What to work on: Skip the pictures and quote all of the lines exactly.

-*-

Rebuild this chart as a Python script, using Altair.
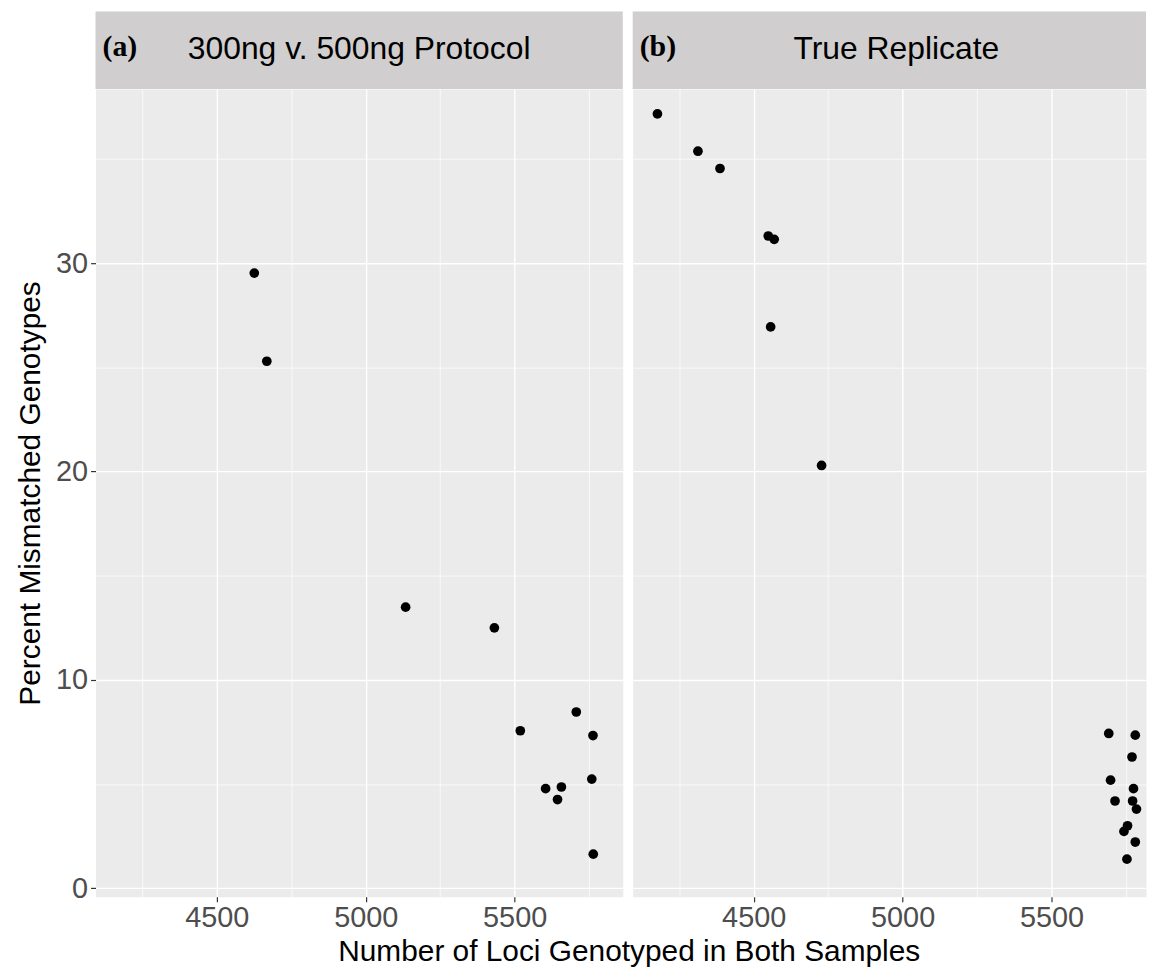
import altair as alt
import pandas as pd

# ---- data ----
a_loci = [4626, 4668, 5134, 5432, 5519, 5707, 5763, 5759, 5604, 5657, 5644, 5764]
a_pct = [29.52, 25.29, 13.49, 12.50, 7.56, 8.46, 7.33, 5.24, 4.78, 4.86, 4.26, 1.64]

b_loci = [4177, 4313, 4387, 4549, 4569, 4557, 4728, 5692, 5781, 5770, 5698,
          5775, 5713, 5772, 5785, 5755, 5743, 5781, 5753]
b_pct = [37.16, 35.37, 34.54, 31.30, 31.14, 26.94, 20.29, 7.43, 7.35, 6.30, 5.19,
         4.78, 4.19, 4.19, 3.80, 3.00, 2.73, 2.22, 1.40]

panel_titles = ["300ng v. 500ng Protocol", "True Replicate"]
panel_tags = ["(a)", "(b)"]
x_ticks = [4250, 4500, 4750, 5000, 5250, 5500, 5750]
y_ticks = [0, 5, 10, 15, 20, 25, 30, 35]

x_title = "Number of Loci Genotyped in Both Samples"
y_title = "Percent Mismatched Genotypes"

# ---- layout ----
W_A = 530
W_B = 516
FULL_W = 530
H = 812
STRIP = 78
X_DOM_A = [4093, 5863]
X_DOM_B = [4094, 5817]
Y_DOM = [-0.41, 38.35]

FONT = "Liberation Sans"
TICK_FS = 29
TITLE_FS = 30
x_major = "datum.value % 500 == 0"
y_major = "datum.value % 10 == 0"


def x_axis(with_title):
    kw = dict(
        values=x_ticks,
        format="d",
        labelExpr=f"{x_major} ? datum.label : ''",
        grid=True,
        gridColor="white",
        gridWidth={"condition": {"test": x_major, "value": 1.4}, "value": 0.7},
        tickColor={"condition": {"test": x_major, "value": "#333333"}, "value": "transparent"},
        tickSize=5,
        tickWidth=1.2,
        domain=False,
        labelFont=FONT,
        labelFontSize=TICK_FS,
        labelColor="#4D4D4D",
        labelPadding=2,
        labelFlush=False,
    )
    if with_title:
        kw.update(
            title=x_title,
            titleFont=FONT,
            titleFontSize=TITLE_FS,
            titleFontWeight="normal",
            titleColor="black",
            titleX=536,
            titleY=64,
            titleAlign="center",
            titleBaseline="alphabetic",
        )
    else:
        kw.update(title="")
    return alt.Axis(**kw)


def y_axis(with_labels):
    kw = dict(
        values=y_ticks,
        grid=True,
        gridColor="white",
        gridWidth={"condition": {"test": y_major, "value": 1.4}, "value": 0.7},
        domain=False,
    )
    if with_labels:
        kw.update(
            labelExpr=f"{y_major} ? datum.label : ''",
            tickColor={"condition": {"test": y_major, "value": "#333333"}, "value": "transparent"},
            tickSize=5,
            tickWidth=1.2,
            labelFont=FONT,
            labelFontSize=TICK_FS,
            labelColor="#4D4D4D",
            labelPadding=3,
            title=y_title,
            titleFont=FONT,
            titleFontSize=TITLE_FS,
            titleFontWeight="normal",
            titleColor="black",
            titlePadding=10,
        )
    else:
        kw.update(labels=False, ticks=False, title="")
    return alt.Axis(**kw)


def panel(xs, ys, dom, width, tag, title, first):
    df = pd.DataFrame({"loci": xs, "pct": ys})
    one = pd.DataFrame({"tag": [tag], "title": [title]})

    pts = alt.Chart(df).mark_circle(size=95, color="black", opacity=1).encode(
        x=alt.X("loci:Q", scale=alt.Scale(domain=dom, nice=False, zero=False),
                axis=x_axis(first)),
        y=alt.Y("pct:Q", scale=alt.Scale(domain=Y_DOM, nice=False, zero=False),
                axis=y_axis(first)),
    )
    strip = alt.Chart(one).mark_rect(color="#D0CECE").encode(
        x=alt.value(0), x2=alt.value(width),
        y=alt.value(-STRIP), y2=alt.value(0),
    )
    tag_txt = alt.Chart(one).mark_text(
        font="Liberation Serif", fontWeight="bold", fontSize=30,
        align="left", baseline="middle", color="black",
    ).encode(x=alt.value(7), y=alt.value(-STRIP / 2 - 3), text="tag:N")
    title_txt = alt.Chart(one).mark_text(
        font=FONT, fontSize=32, align="center", baseline="middle", color="black",
    ).encode(x=alt.value(FULL_W / 2), y=alt.value(-STRIP / 2 - 1), text="title:N")

    return alt.layer(strip, pts, tag_txt, title_txt).properties(width=width, height=H)


left = panel(a_loci, a_pct, X_DOM_A, W_A, panel_tags[0], panel_titles[0], True)
right = panel(b_loci, b_pct, X_DOM_B, W_B, panel_tags[1], panel_titles[1], False)

chart = alt.hconcat(left, right, spacing=10, bounds="flush").properties(
    padding={"left": 7, "top": 0, "right": 0, "bottom": 0},
    background="white",
).configure_view(fill="#EBEBEB", stroke="transparent")

chart.save("out.html", embed_options={"renderer": "svg", "actions": False})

-*-

In response:
Rebuild this chart as a Python script, using Altair.
import altair as alt
import pandas as pd

# ---- data ----
a_loci = [4626, 4668, 5134, 5432, 5519, 5707, 5763, 5759, 5604, 5657, 5644, 5764]
a_pct = [29.52, 25.29, 13.49, 12.50, 7.56, 8.46, 7.33, 5.24, 4.78, 4.86, 4.26, 1.64]

b_loci = [4177, 4313, 4387, 4549, 4569, 4557, 4728, 5692, 5781, 5770, 5698,
          5775, 5713, 5772, 5785, 5755, 5743, 5781, 5753]
b_pct = [37.16, 35.37, 34.54, 31.30, 31.14, 26.94, 20.29, 7.43, 7.35, 6.30, 5.19,
         4.78, 4.19, 4.19, 3.80, 3.00, 2.73, 2.22, 1.40]

panel_titles = ["300ng v. 500ng Protocol", "True Replicate"]
panel_tags = ["(a)", "(b)"]
x_ticks = [4250, 4500, 4750, 5000, 5250, 5500, 5750]
y_ticks = [0, 5, 10, 15, 20, 25, 30, 35]

x_title = "Number of Loci Genotyped in Both Samples"
y_title = "Percent Mismatched Genotypes"

# ---- layout ----
W_A = 530
W_B = 516
FULL_W = 530
H = 812
STRIP = 78
X_DOM_A = [4093, 5863]
X_DOM_B = [4094, 5817]
Y_DOM = [-0.41, 38.35]

FONT = "Liberation Sans"
TICK_FS = 29
TITLE_FS = 30
x_major = "datum.value % 500 == 0"
y_major = "datum.value % 10 == 0"


def x_axis(with_title):
    kw = dict(
        values=x_ticks,
        format="d",
        labelExpr=f"{x_major} ? datum.label : ''",
        grid=True,
        gridColor="white",
        gridWidth={"condition": {"test": x_major, "value": 1.4}, "value": 0.7},
        tickColor={"condition": {"test": x_major, "value": "#333333"}, "value": "transparent"},
        tickSize=5,
        tickWidth=1.2,
        domain=False,
        labelFont=FONT,
        labelFontSize=TICK_FS,
        labelColor="#4D4D4D",
        labelPadding=2,
        labelFlush=False,
    )
    if with_title:
        kw.update(
            title=x_title,
            titleFont=FONT,
            titleFontSize=TITLE_FS,
            titleFontWeight="normal",
            titleColor="black",
            titleX=536,
            titleY=64,
            titleAlign="center",
            titleBaseline="alphabetic",
        )
    else:
        kw.update(title="")
    return alt.Axis(**kw)


def y_axis(with_labels):
    kw = dict(
        values=y_ticks,
        grid=True,
        gridColor="white",
        gridWidth={"condition": {"test": y_major, "value": 1.4}, "value": 0.7},
        domain=False,
    )
    if with_labels:
        kw.update(
            labelExpr=f"{y_major} ? datum.label : ''",
            tickColor={"condition": {"test": y_major, "value": "#333333"}, "value": "transparent"},
            tickSize=5,
            tickWidth=1.2,
            labelFont=FONT,
            labelFontSize=TICK_FS,
            labelColor="#4D4D4D",
            labelPadding=3,
            title=y_title,
            titleFont=FONT,
            titleFontSize=TITLE_FS,
            titleFontWeight="normal",
            titleColor="black",
            titlePadding=10,
        )
    else:
        kw.update(labels=False, ticks=False, title="")
    return alt.Axis(**kw)


def panel(xs, ys, dom, width, tag, title, first):
    df = pd.DataFrame({"loci": xs, "pct": ys})
    one = pd.DataFrame({"tag": [tag], "title": [title]})

    pts = alt.Chart(df).mark_circle(size=95, color="black", opacity=1).encode(
        x=alt.X("loci:Q", scale=alt.Scale(domain=dom, nice=False, zero=False),
                axis=x_axis(first)),
        y=alt.Y("pct:Q", scale=alt.Scale(domain=Y_DOM, nice=False, zero=False),
                axis=y_axis(first)),
    )
    strip = alt.Chart(one).mark_rect(color="#D0CECE").encode(
        x=alt.value(0), x2=alt.value(width),
        y=alt.value(-STRIP), y2=alt.value(0),
    )
    tag_txt = alt.Chart(one).mark_text(
        font="Liberation Serif", fontWeight="bold", fontSize=30,
        align="left", baseline="middle", color="black",
    ).encode(x=alt.value(7), y=alt.value(-STRIP / 2 - 3), text="tag:N")
    title_txt = alt.Chart(one).mark_text(
        font=FONT, fontSize=32, align="center", baseline="middle", color="black",
    ).encode(x=alt.value(FULL_W / 2), y=alt.value(-STRIP / 2 - 1), text="title:N")

    return alt.layer(strip, pts, tag_txt, title_txt).properties(width=width, height=H)


left = panel(a_loci, a_pct, X_DOM_A, W_A, panel_tags[0], panel_titles[0], True)
right = panel(b_loci, b_pct, X_DOM_B, W_B, panel_tags[1], panel_titles[1], False)

chart = alt.hconcat(left, right, spacing=10, bounds="flush").properties(
    padding={"left": 7, "top": 0, "right": 0, "bottom": 0},
    background="white",
).configure_view(fill="#EBEBEB", stroke="transparent")

chart.save("out.html", embed_options={"renderer": "svg", "actions": False})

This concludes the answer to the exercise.